Johannesburg, February 21: David Warner is not expecting tensions to boil over when Australia face South Africa in a six-match limited-overs series.
The Proteas - captained by Quinton de Kock - take on Australia, who host the Twenty20 World Cup later in 2020, in three T20Is and three ODIs, starting on Friday (February 21) in Johannesburg.
In an ill-tempered 2018 Test series against South Africa, Warner was suspended, along with Steve Smith and Cameron Bancroft, for his involvement in the tourists' ball-tampering scandal.
However, Warner, who also became embroiled in sledging matches with South Africa fans, does not feel tempers will flare once again this time around.
He reasons that, due to the short and sweet nature of the tour, there is not enough time for the teams to forge a rivalry.

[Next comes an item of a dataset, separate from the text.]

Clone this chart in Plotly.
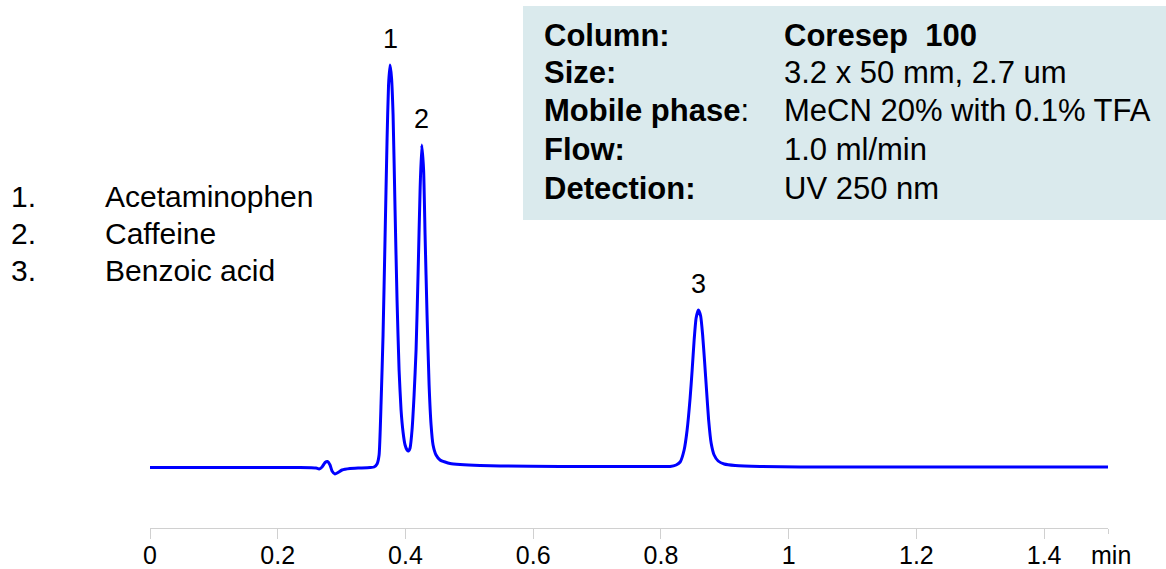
import plotly.graph_objects as go

# ---- data ----
time_min = [0.000, 0.2349, 0.2600, 0.2647, 0.2694, 0.2741, 0.2780, 0.2819, 0.2850, 0.2897,
            0.2944, 0.3007, 0.3132, 0.3289, 0.3446, 0.3508, 0.3555, 0.3587, 0.3618, 0.3649,
            0.3680, 0.3712, 0.3735, 0.3759, 0.3782, 0.3806, 0.3837, 0.3868, 0.3900, 0.3931,
            0.3962, 0.3994, 0.4025, 0.4049, 0.4072, 0.4103, 0.4135, 0.4166, 0.4197, 0.4229,
            0.4255, 0.4284, 0.4307, 0.4338, 0.4370, 0.4401, 0.4432, 0.4479, 0.4542, 0.4620,
            0.4699, 0.4855, 0.5168, 0.5482, 0.6421, 0.7361, 0.7987, 0.8144, 0.8238, 0.8301,
            0.8363, 0.8410, 0.8457, 0.8489, 0.8520, 0.8551, 0.8587, 0.8622, 0.8653, 0.8684,
            0.8716, 0.8747, 0.8786, 0.8833, 0.8896, 0.8990, 0.9162, 0.9554, 1.0180, 1.1746,
            1.3312, 1.5000]
signal = [-0.5, -0.5, -1, -2, 0, 4.5, 5.5, 2, -4, -7,
          -5.5, -3, -1.5, -1, -0.5, 0, 3, 12, 64, 132,
          228, 328, 382, 402, 389, 352, 257, 167, 97, 57,
          35, 22, 17, 16, 19, 37, 72, 117, 192, 277,
          322, 297, 232, 152, 82, 42, 22, 12, 7, 5,
          3.5, 2.5, 1.5, 1, 0.5, 0.5, 0.5, 0.5, 2, 5,
          17, 37, 69, 97, 127, 149, 157, 151, 132, 105,
          75, 47, 24, 12, 6, 3, 1.5, 0.5, 0, 0,
          0, 0]

peak_labels = ["1", "2", "3"]
peak_times = [0.3759, 0.4255, 0.8587]
peak_heights = [402, 322, 157]

tick_values = [0, 0.2, 0.4, 0.6, 0.8, 1.0, 1.2, 1.4]
tick_labels = ["0", "0.2", "0.4", "0.6", "0.8", "1", "1.2", "1.4"]
axis_unit = "min"

compound_numbers = ["1.", "2.", "3."]
compound_names = ["Acetaminophen", "Caffeine", "Benzoic acid"]

condition_labels = ["<b>Column:</b>", "<b>Size:</b>", "<b>Mobile phase</b>:", "<b>Flow:</b>", "<b>Detection:</b>"]
condition_values = ["<b>Coresep\u00a0\u00a0100</b>", "3.2 x 50 mm, 2.7 um", "MeCN 20% with 0.1% TFA",
                    "1.0 ml/min", "UV 250 nm"]

# ---- styling ----
FONT = "Liberation Sans, Arial, sans-serif"
W, H = 1166, 569
ML, MR, MT, MB = 150, 58, 0, 41
PW, PH = W - ML - MR, H - MT - MB


def px_x(p):
    return (p - ML) / PW


def px_y(p):
    return 1 - (p - MT) / PH


fig = go.Figure()
fig.add_trace(go.Scatter(x=time_min, y=signal, mode="lines",
                         line=dict(color="#0000ff", width=3, shape="spline", smoothing=0.5),
                         hoverinfo="skip", showlegend=False))

annotations = []
for lab, t, h in zip(peak_labels, peak_times, peak_heights):
    annotations.append(dict(x=t, y=h, xref="x", yref="y", text=lab, showarrow=False,
                            yanchor="bottom", yshift=9, font=dict(family=FONT, size=27, color="black")))

leg_y = [196.7, 233.7, 270.3]
for num, name, yy in zip(compound_numbers, compound_names, leg_y):
    annotations.append(dict(x=px_x(9), y=px_y(yy), xref="paper", yref="paper", text=num,
                            showarrow=False, xanchor="left", yanchor="middle",
                            font=dict(family=FONT, size=30, color="black")))
    annotations.append(dict(x=px_x(103), y=px_y(yy), xref="paper", yref="paper", text=name,
                            showarrow=False, xanchor="left", yanchor="middle",
                            font=dict(family=FONT, size=30, color="black")))

box_y = [36, 72.5, 111, 149, 188]
for lab, val, yy in zip(condition_labels, condition_values, box_y):
    annotations.append(dict(x=px_x(542), y=px_y(yy), xref="paper", yref="paper", text=lab,
                            showarrow=False, xanchor="left", yanchor="middle",
                            font=dict(family=FONT, size=31, color="black")))
    annotations.append(dict(x=px_x(782), y=px_y(yy), xref="paper", yref="paper", text=val,
                            showarrow=False, xanchor="left", yanchor="middle",
                            font=dict(family=FONT, size=31, color="black")))

annotations.append(dict(x=px_x(1111), y=px_y(555), xref="paper", yref="paper", text=axis_unit,
                        showarrow=False, xanchor="center", yanchor="middle",
                        font=dict(family=FONT, size=25, color="black")))

shapes = [dict(type="rect", xref="paper", yref="paper", x0=px_x(523), x1=px_x(1166),
               y0=px_y(220), y1=px_y(6), fillcolor="#daeaed", line=dict(width=0), layer="below")]

fig.update_layout(
    width=W, height=H,
    margin=dict(l=ML, r=MR, t=MT, b=MB, autoexpand=False),
    paper_bgcolor="white", plot_bgcolor="white",
    annotations=annotations, shapes=shapes,
    xaxis=dict(range=[0, 1.5], showgrid=False, zeroline=False, showline=True, automargin=False,
               linecolor="#d0d0d0", linewidth=1, ticks="outside", ticklen=10,
               tickcolor="#d0d0d0", tickwidth=1, tickmode="array",
               tickvals=tick_values, ticktext=tick_labels, ticklabelstandoff=-5,
               tickfont=dict(family=FONT, size=25, color="black"),
               minor=dict(tickmode="array", tickvals=[1.5], ticks="outside", ticklen=5,
                          tickcolor="#d0d0d0", tickwidth=1, showgrid=False)),
    yaxis=dict(range=[-61, 467], visible=False, showgrid=False, zeroline=False, automargin=False),
)

fig.write_html("out.html", config={"displayModeBar": False},
               post_script="document.body.style.margin='0';document.body.style.overflow='hidden';")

"It's one-day cricket and Twenty20 cricket and you don't really have much time over the short period of the time to get underneath each other's skin or anything like that," Warner told reporters.

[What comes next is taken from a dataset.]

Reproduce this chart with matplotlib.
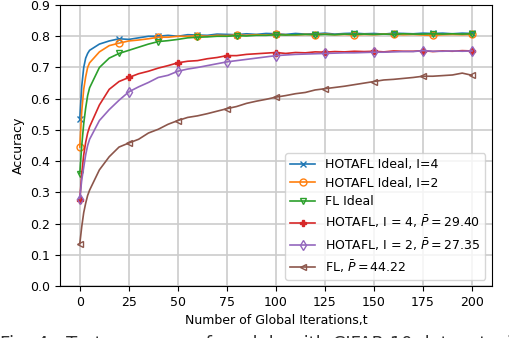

"And you don't go out there to do that. Obviously, they [South Africa] had some heated exchanges with the English and that was during the Test matches.
"For us, our focus is on moving forward and trying to get the wins on the board and send a message to everyone that the World Cup is in our backyard and we want to be a team to be beaten."

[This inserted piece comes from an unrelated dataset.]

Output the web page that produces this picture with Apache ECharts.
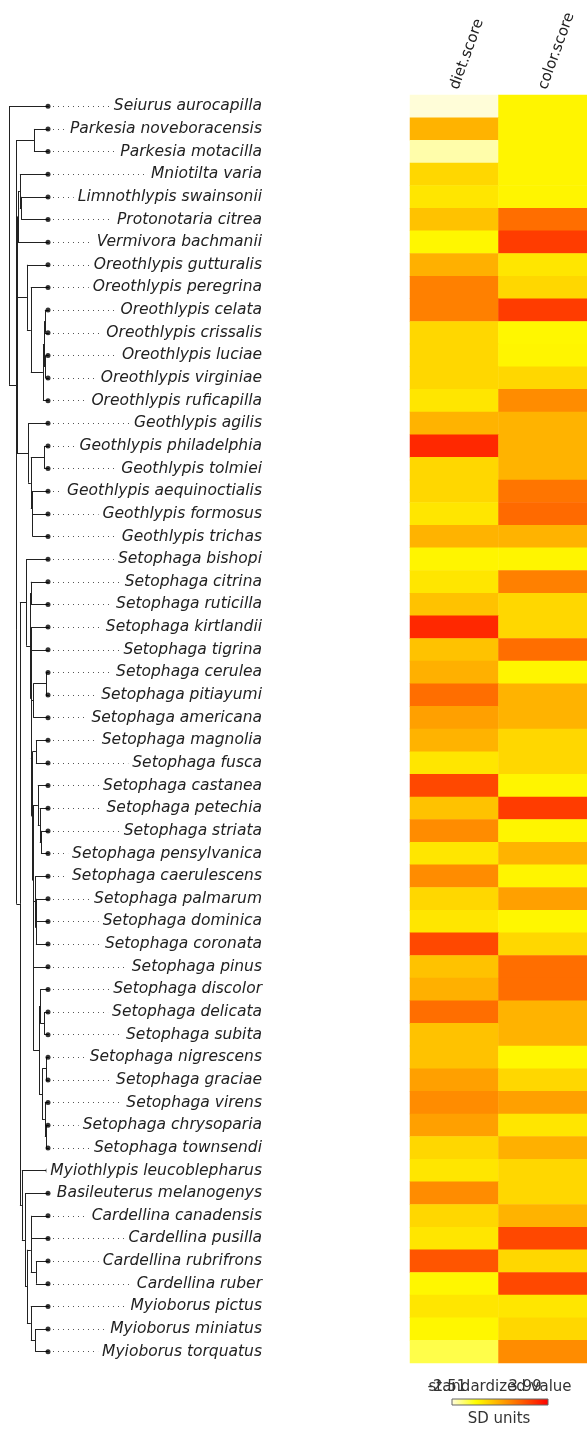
<!DOCTYPE html>
<html><head><meta charset="utf-8">
<script src="https://cdn.jsdelivr.net/npm/echarts@6/dist/echarts.min.js"></script>
<style>html,body{margin:0;padding:0;background:#fff}#c{width:587px;height:1429px}</style>
</head><body><div id="c"></div>
<script>
const species = [
 'Seiurus aurocapilla','Parkesia noveboracensis','Parkesia motacilla','Mniotilta varia',
 'Limnothlypis swainsonii','Protonotaria citrea','Vermivora bachmanii','Oreothlypis gutturalis',
 'Oreothlypis peregrina','Oreothlypis celata','Oreothlypis crissalis','Oreothlypis luciae',
 'Oreothlypis virginiae','Oreothlypis ruficapilla','Geothlypis agilis','Geothlypis philadelphia',
 'Geothlypis tolmiei','Geothlypis aequinoctialis','Geothlypis formosus','Geothlypis trichas',
 'Setophaga bishopi','Setophaga citrina','Setophaga ruticilla','Setophaga kirtlandii',
 'Setophaga tigrina','Setophaga cerulea','Setophaga pitiayumi','Setophaga americana',
 'Setophaga magnolia','Setophaga fusca','Setophaga castanea','Setophaga petechia',
 'Setophaga striata','Setophaga pensylvanica','Setophaga caerulescens','Setophaga palmarum',
 'Setophaga dominica','Setophaga coronata','Setophaga pinus','Setophaga discolor',
 'Setophaga delicata','Setophaga subita','Setophaga nigrescens','Setophaga graciae',
 'Setophaga virens','Setophaga chrysoparia','Setophaga townsendi','Myiothlypis leucoblepharus',
 'Basileuterus melanogenys','Cardellina canadensis','Cardellina pusilla','Cardellina rubrifrons',
 'Cardellina ruber','Myioborus pictus','Myioborus miniatus','Myioborus torquatus'
];
const dietScore = [
 -2.45, 0.57, -2.12, -0.12, -0.41, 0.28, -0.73, 0.63, 1.54, 1.54,
 -0.12, -0.12, -0.12, -0.41, 0.57, 3.23, -0.12, -0.12, -0.41, 0.57,
 -0.69, -0.41, 0.28, 3.23, 0.28, 0.63, 1.89, 0.93, 0.57, -0.41,
 2.61, 0.28, 1.31, -0.41, 1.31, -0.12, -0.41, 2.61, 0.28, 0.63,
 1.89, 0.28, 0.28, 0.93, 1.31, 0.93, -0.12, -0.41, 1.31, -0.12,
 -0.41, 2.37, -0.73, -0.41, -0.73, -1.42
];
const colorScore = [
 -0.69, -0.69, -0.69, -0.69, -0.69, 1.89, 2.84, -0.41, -0.12, 2.84,
 -0.73, -0.69, -0.12, 1.31, 0.57, 0.57, 0.57, 1.75, 1.96, 0.57,
 -0.69, 1.54, -0.12, -0.12, 1.89, -0.69, 0.57, 0.57, -0.12, -0.12,
 -0.69, 2.84, -0.69, 0.57, -0.69, 0.93, -0.73, -0.12, 1.89, 1.89,
 0.57, 0.57, -0.73, -0.12, 0.93, -0.41, 0.63, -0.12, -0.12, 0.57,
 2.61, -0.12, 2.61, -0.41, -0.12, 1.31
];
const traitNames = ['diet.score', 'color.score'];
const legendRange = [-2.51, 3.99];
const legendTitle = 'standardized value';
const legendUnits = 'SD units';

// tree clades: [node age (root = 1, tips = 0), children...]; leaves are row indices
const parkesia = [0.36, 1, 2];
const mniotiltaGrp = [0.77, [0.72, 3, [0.69, 4, 5]], 6];
const oreothlypis = [0.54, 7, [0.44, 8, [0.13, [0.10, [0.08, 9, 10], [0.06, 11, 12]], 13]]];
const geothlypis = [0.51, 14, [0.44, [0.10, 15, 16], [0.41, 17, [0.40, 18, 19]]]];
const setoLower = [0.38, 38, [0.23, [0.20, 39, [0.10, 40, 41]], [0.15, [0.05, 42, 43], [0.08, 44, [0.05, 45, 46]]]]];
const seto7 = [0.385, [0.33, 34, [0.31, [0.30, 35, 36], 37]], setoLower];
const seto6 = [0.39, [0.26, 30, [0.21, 31, [0.18, 32, 33]]], seto7];
const seto5 = [0.40, [0.31, 28, 29], seto6];
const seto4 = [0.42, [0.38, [0.05, 25, 26], 27], seto5];
const seto3 = [0.44, [0.43, 23, 24], seto4];
const seto2 = [0.46, [0.44, 21, 22], seto3];
const setophaga = [0.56, 20, seto2];
const basileuterini = [0.67, 47, [0.59, 48, [0.54, [0.44, [0.43, 49, 50], [0.31, 51, 52]], [0.44, 53, [0.33, 54, 55]]]]];
const tree = [1.00, 0, [0.82, parkesia, [0.81, [0.795, [0.78, mniotiltaGrp, oreothlypis], geothlypis], [0.72, setophaga, basileuterini]]]];

const heatColors = ['#FFFDE0', '#FFFF00', '#FFAA00', '#FF5500', '#FF0000'];

const segs = [];
function layout(node) {
  if (typeof node === 'number') return {age: 0, y: node};
  const age = node[0];
  const kids = node.slice(1).map(layout);
  const y0 = kids[0].y, y1 = kids[kids.length - 1].y;
  kids.forEach(k => segs.push({coords: [[age, k.y], [k.age, k.y]]}));
  segs.push({coords: [[age, y0], [age, y1]]});
  return {age: age, y: (y0 + y1) / 2};
}
layout(tree);

const n = species.length;
const TOP = 95, H = 1268;
const heatData = [];
species.forEach((s, i) => { heatData.push([0, i, dietScore[i]]); heatData.push([1, i, colorScore[i]]); });

const chart = echarts.init(document.getElementById('c'), null, {renderer: 'canvas'});
chart.setOption({
  backgroundColor: '#fff',
  animation: false,
  grid: [
    {left: 9, width: 39, top: TOP, height: H},
    {left: 48, width: 214, top: TOP, height: H},
    {left: 410, width: 177, top: TOP, height: H}
  ],
  xAxis: [
    {gridIndex: 0, type: 'value', min: 0, max: 1, inverse: true, show: false},
    {gridIndex: 1, type: 'value', min: 0, max: 1, show: false},
    {gridIndex: 2, type: 'category', data: traitNames, position: 'top',
     axisLine: {show: false}, axisTick: {show: false},
     axisLabel: {rotate: -70, margin: 6, fontFamily: 'DejaVu Sans', fontStyle: 'normal', fontSize: 15, color: '#222'}}
  ],
  yAxis: [
    {gridIndex: 0, type: 'value', min: -0.5, max: n - 0.5, inverse: true, show: false},
    {gridIndex: 1, type: 'category', data: species, inverse: true, position: 'right', z: 10,
     axisLine: {show: false}, axisTick: {show: false}, splitLine: {show: false},
     axisLabel: {inside: true, margin: 0, fontFamily: 'DejaVu Sans', fontStyle: 'italic',
       fontSize: 15.5, color: '#222', backgroundColor: '#fff', padding: [0, 0, 0, 4]}},
    {gridIndex: 2, type: 'category', data: species, inverse: true, show: false}
  ],
  visualMap: {type: 'continuous', show: false, min: legendRange[0], max: legendRange[1],
    seriesIndex: 3, inRange: {color: heatColors}},
  series: [
    {type: 'lines', coordinateSystem: 'cartesian2d', xAxisIndex: 0, yAxisIndex: 0,
     data: segs, silent: true, lineStyle: {color: '#222', width: 1, opacity: 1}},
    {type: 'scatter', xAxisIndex: 0, yAxisIndex: 0, data: species.map((s, i) => [0, i]),
     symbolSize: 5, itemStyle: {color: '#000'}, silent: true, z: 4},
    {type: 'lines', coordinateSystem: 'cartesian2d', xAxisIndex: 1, yAxisIndex: 1,
     data: species.map((s, i) => ({coords: [[0, i], [1, i]]})), silent: true,
     lineStyle: {color: '#555', width: 1, type: [1, 4], opacity: 1}},
    {type: 'heatmap', xAxisIndex: 2, yAxisIndex: 2, data: heatData, silent: true}
  ],
  graphic: [
    {type: 'text', x: 500, y: 1387, style: {text: legendTitle, font: '15px "DejaVu Sans"', fill: '#333', align: 'center', verticalAlign: 'middle'}},
    {type: 'text', x: 447, y: 1387, style: {text: legendRange[0].toFixed(2), font: '15px "DejaVu Sans"', fill: '#333', align: 'center', verticalAlign: 'middle'}},
    {type: 'text', x: 525, y: 1387, style: {text: legendRange[1].toFixed(2), font: '15px "DejaVu Sans"', fill: '#333', align: 'center', verticalAlign: 'middle'}},
    {type: 'rect', shape: {x: 452, y: 1399, width: 96, height: 6},
     style: {fill: new echarts.graphic.LinearGradient(0, 0, 1, 0,
       heatColors.map((c, k) => ({offset: k / (heatColors.length - 1), color: c}))),
       stroke: '#666', lineWidth: 1}},
    {type: 'text', x: 499, y: 1419, style: {text: legendUnits, font: '15px "DejaVu Sans"', fill: '#333', align: 'center', verticalAlign: 'middle'}}
  ]
});
</script></body></html>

De Kock, in particular, clashed with Warner during the 2018 tour, and South Africa's new white-ball captain is not as certain as Australia's batsman that there would be no bad blood between the sides.
"If something ignites, maybe if a player decides to take on another player, then maybe the fierceness from both teams will reignite again," de Kock said.
"Who knows? Maybe not. Maybe we just play the game hard."
When asked if he and Warner had brushed aside their differences, De Kock said: "We haven't really had any conversations. Me and him have moved on from there.
"We look to just play cricket. We both love to play the game really hard. I don't think anything will happen. We will just carry on. We won't worry too much about it."